▸ **Collected data**

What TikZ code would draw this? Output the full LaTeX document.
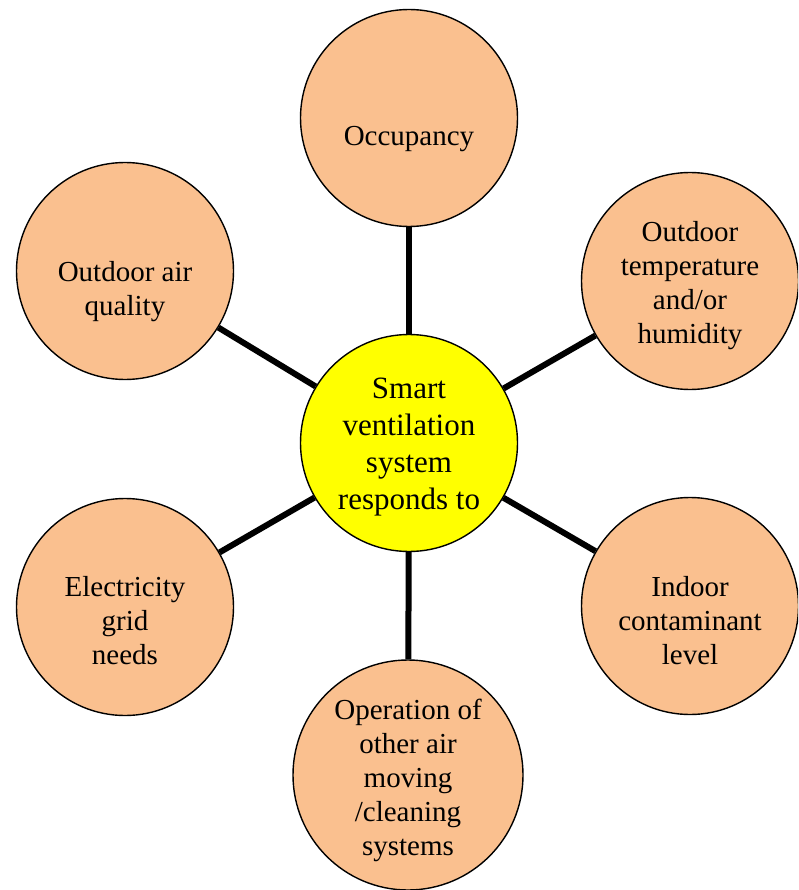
\documentclass[tikz,border=0pt]{standalone}
\usepackage{fontspec}
\setmainfont{Liberation Serif}
\definecolor{peach}{RGB}{250,192,143}
\definecolor{hubyellow}{RGB}{255,255,0}
\begin{document}
\begin{tikzpicture}[x=1pt, y=-1pt,
  factor/.style={circle, draw, line width=1.4pt, fill=peach, minimum size=217pt, inner sep=0pt},
  hub/.style={circle, draw, line width=1.4pt, fill=hubyellow, minimum size=217pt, inner sep=0pt},
  txt/.style={align=center, font=\fontsize{29}{34}\selectfont},
  hubtxt/.style={align=center, font=\fontsize{31}{37}\selectfont},
  link/.style={line width=6pt}]
\useasboundingbox (0,0) rectangle (798,890);
\clip (0,0) rectangle (798,890);

\node[hub] (ctr) at (409,443){};
\node[hubtxt] (ctr-t) at (409,447){Smart\\ventilation\\system\\responds to};

\node[factor] (occ) at (409,118){};
\node[txt] (occ-t) at (409,139){Occupancy};

\node[factor] (temp) at (690,281){};
\node[txt] (temp-t) at (690,286){Outdoor\\temperature\\and/or\\humidity};

\node[factor] (contam) at (690,606){};
\node[txt] (contam-t) at (690,621){Indoor\\contaminant\\level};

\node[factor, minimum size=230pt] (ops) at (408,775){};
\node[txt] (ops-t) at (408,780){Operation of\\other air\\moving\\/cleaning\\systems};

\node[factor] (grid) at (125,607){};
\node[txt] (grid-t) at (125,621){Electricity\\grid\\needs};

\node[factor] (air) at (125,271){};
\node[txt] (air-t) at (125,292){Outdoor air\\quality};

\draw[link](ctr) -- (occ);
\draw[link](ctr) -- (temp);
\draw[link](ctr) -- (contam);
\draw[link](ctr) -- (ops);
\draw[link](ctr) -- (grid);
\draw[link](ctr) -- (air);

\end{tikzpicture}
\end{document}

▸ **Exercise details**
The listing above needs to be output again exactly. Don't include the pictures.

▸ **Finished answer**
What TikZ code would draw this? Output the full LaTeX document.
\documentclass[tikz,border=0pt]{standalone}
\usepackage{fontspec}
\setmainfont{Liberation Serif}
\definecolor{peach}{RGB}{250,192,143}
\definecolor{hubyellow}{RGB}{255,255,0}
\begin{document}
\begin{tikzpicture}[x=1pt, y=-1pt,
  factor/.style={circle, draw, line width=1.4pt, fill=peach, minimum size=217pt, inner sep=0pt},
  hub/.style={circle, draw, line width=1.4pt, fill=hubyellow, minimum size=217pt, inner sep=0pt},
  txt/.style={align=center, font=\fontsize{29}{34}\selectfont},
  hubtxt/.style={align=center, font=\fontsize{31}{37}\selectfont},
  link/.style={line width=6pt}]
\useasboundingbox (0,0) rectangle (798,890);
\clip (0,0) rectangle (798,890);

\node[hub] (ctr) at (409,443){};
\node[hubtxt] (ctr-t) at (409,447){Smart\\ventilation\\system\\responds to};

\node[factor] (occ) at (409,118){};
\node[txt] (occ-t) at (409,139){Occupancy};

\node[factor] (temp) at (690,281){};
\node[txt] (temp-t) at (690,286){Outdoor\\temperature\\and/or\\humidity};

\node[factor] (contam) at (690,606){};
\node[txt] (contam-t) at (690,621){Indoor\\contaminant\\level};

\node[factor, minimum size=230pt] (ops) at (408,775){};
\node[txt] (ops-t) at (408,780){Operation of\\other air\\moving\\/cleaning\\systems};

\node[factor] (grid) at (125,607){};
\node[txt] (grid-t) at (125,621){Electricity\\grid\\needs};

\node[factor] (air) at (125,271){};
\node[txt] (air-t) at (125,292){Outdoor air\\quality};

\draw[link](ctr) -- (occ);
\draw[link](ctr) -- (temp);
\draw[link](ctr) -- (contam);
\draw[link](ctr) -- (ops);
\draw[link](ctr) -- (grid);
\draw[link](ctr) -- (air);

\end{tikzpicture}
\end{document}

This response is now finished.